Mr Al Bazzouni and the EHRC argued that the guidance as to what officers should do if they suspect detainees might be subject to torture or to cruel, inhuman or degrading treatment or punishment (“CIDT”) was unlawful.
The guidance requires officers to consider whether there is a ‘serious risk’ that a detainee will be subject to torture or CIDT prior to interviewing them. An annexe to the guidance provides a non-exhaustive list of types of treatment that could constitute CIDT. The list includes at section d(iii):
methods of obscuring vision or hooding (except where these do not pose a risk to the detainee’s physical or mental health and is necessary for security reasons during arrest or transit”).

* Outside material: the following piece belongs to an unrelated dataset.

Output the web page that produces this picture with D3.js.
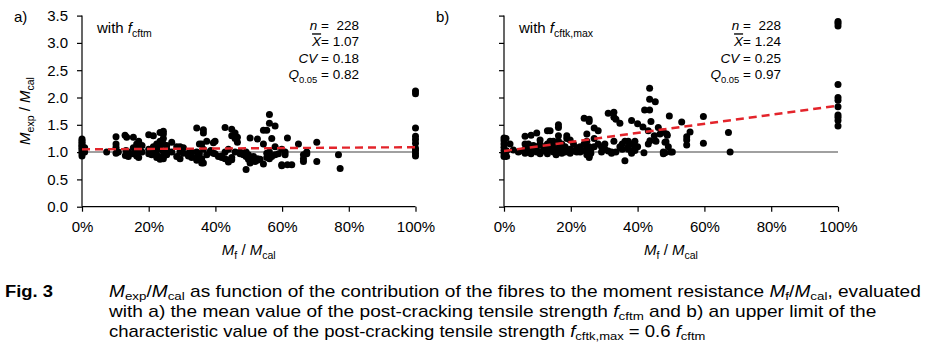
<!DOCTYPE html>
<html>
<head>
<meta charset="utf-8">
<script src="https://cdn.jsdelivr.net/npm/d3@7/dist/d3.min.js"></script>
<style>
  body { margin: 0; background: #fff; }
  svg { display: block; font-family: "Liberation Sans", Arial, sans-serif; }
</style>
</head>
<body>
<svg id="chart" width="926" height="348"></svg>
<script>
// [Mf/Mcal in %, Mexp/Mcal]
const pointsA = [
  [0,1.24],[0,1.21],[0,1.18],[0,1.15],[0,1.12],[0,1.1],[0,1.07],[0,1.04],[0,1.0],[0,0.97],[0,0.93],[0.8,1.08],[0.8,1.0],
  [7.4,1.0],
  [10.2,1.28],[10.2,1.15],[10.2,1.09],[10.2,0.98],[10.9,1.0],
  [12.9,1.31],[13.4,1.27],[13.2,1.03],[13.0,0.94],[13.9,1.0],[13.9,0.92],
  [15.4,1.27],[15.4,1.08],[15.4,0.97],
  [16.4,1.15],[16.4,1.0],[16.4,0.93],
  [17,1.2],[17,1.1],[17,0.9],
  [18,1.12],[18,1.0],
  [20,1.32],[20,1.05],[20,0.97],
  [20.9,1.0],[20.9,0.95],
  [21.4,1.3],[21.4,1.1],[21.4,1.0],
  [22.4,1.15],[22.4,1.05],[22.4,0.95],[22.4,0.9],
  [23.4,1.36],[23.4,1.2],[23.4,1.1],[23.4,1.05],[23.4,0.9],[23.4,0.87],
  [24.4,1.38],[24.4,1.33],[24.4,1.25],[24.4,1.15],[24.4,1.0],[24.4,0.92],[24.4,0.88],
  [25.4,1.12],[25.4,1.05],[25.4,0.95],
  [26.9,1.18],[26.9,1.0],
  [28.4,1.1],[28.4,0.92],
  [29.4,1.1],[29.4,1.0],[29.4,0.88],
  [30.4,1.08],[30.4,0.98],
  [31.9,0.98],[31.9,0.93],
  [32.9,1.0],[32.9,0.9],
  [34.4,1.44],[34.4,1.0],[34.4,0.9],[34.4,0.85],
  [35.2,1.15],[35.2,0.97],[35.2,0.88],
  [35.9,1.15],[35.9,0.88],[35.9,0.8],
  [36.4,1.41],[36.4,1.35],[36.4,1.05],[36.4,0.8],
  [37.4,1.2],[37.4,0.95],
  [38.4,1.0],[38.6,1.03],
  [39.4,1.17],[39.4,0.98],
  [39.9,1.2],[39.9,0.97],
  [40.9,0.92],
  [41.9,0.93],[41.9,0.9],
  [42.9,1.45],[42.9,1.0],[42.9,0.88],
  [43.9,0.85],[43.9,0.82],[43.9,1.05],
  [44.9,1.42],[44.9,1.3],[44.9,0.9],[44.9,0.86],
  [45.9,1.35],[45.9,1.25],[45.9,1.0],
  [46.6,1.27],[46.6,1.18],
  [47.4,0.97],[47.4,1.0],
  [48.4,0.98],[48.4,0.95],
  [49.2,0.68],[49.2,1.0],[49.2,0.92],
  [49.9,0.95],[49.9,0.9],[49.9,0.87],
  [50.4,1.26],[50.4,0.85],[50.4,0.8],
  [51.4,0.92],[51.4,0.87],[51.4,0.85],
  [51.9,0.83],
  [52.6,1.24],[52.6,0.85],[52.6,0.88],
  [53.4,0.87],
  [54.4,1.4],[54.4,1.15],[54.4,0.78],
  [55.4,1.4],[55.4,0.9],[55.4,0.98],
  [56.2,1.69],[56.2,1.53],[56.2,1.0],[56.2,0.88],
  [56.9,1.25],[56.9,0.92],
  [57.9,1.48],[57.9,1.1],[57.9,0.95],
  [58.9,0.97],
  [59.9,1.05],[59.9,0.77],[59.9,0.75],
  [60.9,1.0],[60.9,0.95],
  [61.6,1.26],[61.6,0.77],
  [62.9,0.77],
  [64.9,1.15],
  [66.4,0.95],[66.4,0.88],[66.4,0.83],
  [67.4,1.0],[67.4,0.97],
  [70.4,1.18],[70.4,0.83],
  [76.9,0.95],[77.4,0.7],
  [100,2.12],[100,2.07],[100,1.44],[100,1.29],[100,1.23],[100,1.16],[100,1.07],[100,1.03],[100,0.98],[100,0.93]
];

const pointsB = [
  [0,1.26],[0,1.21],[0,1.15],[0,1.09],[0,1.03],[0,0.97],[0,0.92],[0.6,1.25],
  [0.8,1.02],[0.8,0.92],[1.8,1.15],[2.8,1.04],
  [4.3,1.0],[5.8,1.02],
  [6.3,1.29],[6.3,1.15],[6.3,1.05],[6.3,0.98],
  [7.3,1.15],[7.3,1.0],
  [8.1,1.31],[8.1,1.08],[8.1,0.97],
  [8.8,1.12],[8.8,1.05],
  [9.8,1.35],[9.8,1.1],[9.8,1.0],
  [10.8,1.22],[10.8,1.15],[10.8,1.0],[10.8,0.97],
  [11.8,1.1],[11.8,1.02],
  [13,1.39],[13,1.15],[13,1.05],[13,0.97],
  [13.8,1.39],[13.8,1.2],[13.8,1.05],
  [14.8,1.2],[14.8,1.1],[14.8,1.0],
  [15.6,1.15],[15.6,1.05],[15.6,0.95],
  [16.3,1.5],[16.3,1.45],[16.3,1.3],[16.3,1.2],[16.3,1.1],[16.3,1.0],
  [17.3,1.15],[17.3,1.05],[17.3,0.98],
  [18.3,1.1],[18.3,1.0],
  [18.8,1.3],[18.8,1.25],
  [19.8,1.22],[19.8,1.05],[19.8,0.98],
  [20.8,1.15],[20.8,1.02],
  [21.8,1.08],[21.8,1.0],
  [22.8,1.1],[22.8,1.02],[22.8,1.0],
  [24,1.62],[24,1.15],[24,1.03],
  [24.8,1.33],[24.8,1.2],[24.8,1.05],[24.8,0.95],
  [25.5,1.6],[25.5,1.56],[25.5,1.1],[25.5,0.93],[25.5,0.9],
  [26,1.05],[26,0.98],
  [27,1.44],[27,1.25],[27,1.1],
  [28.2,1.39],[28.2,1.15],
  [29.2,1.1],[29.2,1.0],
  [30.2,1.15],[30.2,1.05],
  [31.2,1.71],[31.2,1.02],
  [32.2,1.0],[32.2,0.98],
  [32.9,1.73],[32.9,1.64],[32.9,1.2],
  [33.5,1.6],[33.5,1.0],
  [34.7,1.53],[34.7,1.1],
  [35.4,1.15],[35.4,1.05],
  [36.2,0.84],[36.2,1.2],
  [37.2,1.2],[37.2,1.1],[37.2,1.05],
  [38.2,1.58],[38.2,1.15],[38.2,1.02],[38.2,0.98],
  [39.2,1.2],[39.2,1.1],[39.2,1.03],
  [40,1.52],[40,1.1],
  [41.6,1.46],[41.9,0.99],[42.1,1.77],[43.6,2.17],[43.6,1.97],[43.6,1.77],[44,1.56],[45.3,1.92],
  [43.2,1.39],[43.7,1.21],[43.2,1.15],[46.2,1.45],[46.7,1.33],[48.2,1.18],[48.7,1.33],
  [45,1.3],[45.5,1.2],[47.7,1.37],[47.7,1.0],[47.7,0.97],[48.2,0.99],[48.5,1.19],[48.9,1.31],
  [49.2,1.1],[49.5,1.66],[49.9,1.0],[50.4,1.0],
  [53.2,1.55],[54.7,1.28],[54.7,1.22],[54.7,1.13],[55.7,1.37],[59.7,1.65],[59.7,1.16],[67.2,1.36],[67.7,1.0],
  [100,3.39],[100,3.36],[100,3.31],[100,2.24],[100,2.0],[100,1.95],[100,1.83],[100,1.68],[100,1.64],[100,1.58],[100,1.48]
];

// regression lines (end points)
const trendA = [[0,1.05],[100,1.09]];
const trendB = [[0,1.02],[100,1.85]];

const xTicks = [0, 20, 40, 60, 80, 100];
const yTicks = [0, 0.5, 1, 1.5, 2, 2.5, 3, 3.5];

const statsA = ["228", "1.07", "0.18", "0.82"];
const statsB = ["228", "1.24", "0.25", "0.97"];

const svg = d3.select('#chart');
const fs = 15;

// text with italic / subscript parts: [text, 'i' | 's' | 'o' | '']
function rich(sel, parts, size, shift = 0.28) {
    let sub = false;
    parts.forEach(([t, st]) => {
        const ts = sel.append('tspan').text(t);
        const isSub = st === 's';
        if (isSub && !sub) ts.attr('dy', size * shift);
        if (!isSub && sub) ts.attr('dy', -size * shift);
        if (isSub) ts.attr('font-size', size * 0.7);
        if (st === 'i') ts.attr('font-style', 'italic');
        if (st === 'o') ts.attr('font-style', 'italic').style('text-decoration', 'overline');
        sub = isSub;
    });
    return sel;
}

function panel(left, right, points, trend, showYLabels, label, fName, stats, statsX) {
    const x = d3.scaleLinear().domain([0, 100]).range([left, right]);
    const y = d3.scaleLinear().domain([0, 3.5]).range([206.7, 15.6]);
    const g = svg.append('g');

    const yAxis = g.append('g')
        .attr('transform', `translate(${left},0)`)
        .call(d3.axisLeft(y).tickValues(yTicks).tickSize(5).tickPadding(9)
            .tickFormat(showYLabels ? d3.format('.1f') : ''));
    const xAxis = g.append('g')
        .attr('transform', `translate(0,${y(0)})`)
        .call(d3.axisBottom(x).tickValues(xTicks).tickSize(5).tickPadding(10)
            .tickFormat(d => d + '%'));
    [yAxis, xAxis].forEach(a => {
        a.select('.domain').attr('stroke', '#000').attr('stroke-width', 1.2);
        a.selectAll('.tick line').attr('stroke', '#000').attr('stroke-width', 1.2);
        a.selectAll('.tick text').attr('font-size', fs).attr('fill', '#000')
            .attr('font-family', '"Liberation Sans", Arial, sans-serif');
    });
    yAxis.select('.domain').attr('d', `M0,${y(0)}V${y(3.5)}`);
    xAxis.select('.domain').attr('d', `M${left},0H${right}`);

    // reference line at 1.0
    g.append('line')
        .attr('x1', x(0)).attr('x2', x(100))
        .attr('y1', y(1)).attr('y2', y(1))
        .attr('stroke', '#808080').attr('stroke-width', 1.5);

    g.selectAll('.dot')
        .data(points)
        .enter()
        .append('circle')
        .attr('class', 'dot')
        .attr('cx', d => x(d[0]))
        .attr('cy', d => y(d[1]))
        .attr('r', 3.5)
        .attr('fill', '#000');

    g.append('path')
        .datum(trend)
        .attr('d', d3.line().x(d => x(d[0])).y(d => y(d[1])))
        .attr('fill', 'none')
        .attr('stroke', '#e3242b')
        .attr('stroke-width', 2.4)
        .attr('stroke-dasharray', '8,5');

    // x axis title
    rich(g.append('text')
        .attr('x', (left + right) / 2).attr('y', 255)
        .attr('text-anchor', 'middle').attr('font-size', fs),
        [['M', 'i'], ['f', 's'], [' / ', ''], ['M', 'i'], ['cal', 's']], fs);

    // panel letter
    g.append('text').attr('x', left - 68).attr('y', 22)
        .attr('font-size', fs).text(label);

    rich(g.append('text').attr('x', left + 15).attr('y', 33).attr('font-size', fs),
        [['with ', ''], ['f', 'i'], [fName, 's']], fs);

    // statistics
    const sf = 13.5;
    const lines = [
        [['n', 'i'], [' =  ' + stats[0], '']],
        [['X', 'o'], ['= ' + stats[1], '']],
        [['CV', 'i'], [' = ' + stats[2], '']],
        [['Q', 'i'], ['0.05', 's'], [' = ' + stats[3], '']]
    ];
    lines.forEach((ln, i) => {
        rich(g.append('text')
            .attr('x', statsX).attr('y', 30 + i * 16.3)
            .attr('text-anchor', 'end').attr('font-size', sf)
            .style('white-space', 'pre'), ln, sf);
    });
}

panel(82, 415.5, pointsA, trendA, true, 'a)', 'cftm', statsA, 359);
panel(504, 838, pointsB, trendB, false, 'b)', 'cftk,max', statsB, 781);

// y axis title
rich(svg.append('text')
    .attr('transform', 'translate(30,111) rotate(-90)')
    .attr('text-anchor', 'middle').attr('font-size', fs),
    [['M', 'i'], ['exp', 's'], [' / ', ''], ['M', 'i'], ['cal', 's']], fs);

// caption, squeezed to the widths of the original lines
const cf = 16;
function captionLine(parts, xPos, yPos, width, bold) {
    const t = rich(svg.append('text').attr('x', 0).attr('y', 0)
        .attr('font-size', cf).attr('font-weight', bold ? 'bold' : 'normal'), parts, cf, 0.2);
    const w = t.node().getComputedTextLength();
    t.attr('transform', `translate(${xPos},${yPos}) scale(${width / w},1)`);
}
captionLine([['Fig. 3', '']], 5, 297, 48, true);
captionLine([['M', 'i'], ['exp', 's'], ['/', ''], ['M', 'i'], ['cal', 's'],
    [' as function of the contribution of the fibres to the moment resistance ', ''],
    ['M', 'i'], ['f', 's'], ['/', ''], ['M', 'i'], ['cal', 's'], [', evaluated', '']], 109, 297, 812);
captionLine([['with a) the mean value of the post-cracking tensile strength ', ''], ['f', 'i'], ['cftm', 's'],
    [' and b) an upper limit of the', '']], 109, 317, 768);
captionLine([['characteristic value of the post-cracking tensile strength ', ''], ['f', 'i'], ['cftk,max', 's'],
    [' = 0.6 ', ''], ['f', 'i'], ['cftm', 's']], 109, 337, 597);
</script>
</body>
</html>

The court was not persuaded that there was any material distinction between a ‘serious risk’ or “real risk’ in this context, noting that:
The context is that the document is intended to give practical guidance to intelligence officers on the ground. It is not a treatise on English criminal law. What matters is how the document would be read and applied by individual intelligence officers, not how it would fare at the Law Commission or in a University Graduate Law School. The document makes clear that, in all relevant instances other than where there is no serious risk of CIDT (section 2 of the table), the officer must not proceed at all (section 1) or the matter must be referred to senior personnel or Ministers. 
In relation to the question of whether hooding constituted torture or CIDT the court held that –
The extended debate about whether hooding would be an assault, battery, infringement of Article 3 of the Convention or other illegality is largely beside the point. It may possibly be that, in certain factual circumstances, hooding might conceivably be none of these, although the nature of hooding and its prohibition must mean that it very often would be. 
However, the court held that the ‘series of difficult and confusing judgments which the exception in d(iii) of the Annex requires for its conceivably lawful operation is too great to expect officers on the ground to give effect to it without risking personal liability. The Government’s policy is, for good reason, to prohibit hooding. d(iii) of the Annex should be changed to omit hooding from the ambit of the exception.” 
An argument as to whether the EHRC had standing was resolved firmly in the Commission’s favour, the court noting that by section 3 of the Equality Act 2006, the Commission must exercise its function with a view to encouraging and supporting the development of a society in which there is, among other things, respect for and protection of each individual’s human rights and that by section 30 it has capacity to institute judicial review proceedings relevant to a matter in connection with which it has a function.
The practical effect of the judgment is that the section d(iii) of the Annex to the guidance should be changed to omit hooding from the ambit of the exception, despite the fact that the court agreed that might be circumstances in which hooding could be legal.
Shaheen Rahman is a barrister at 1 Crown Office Row chambers.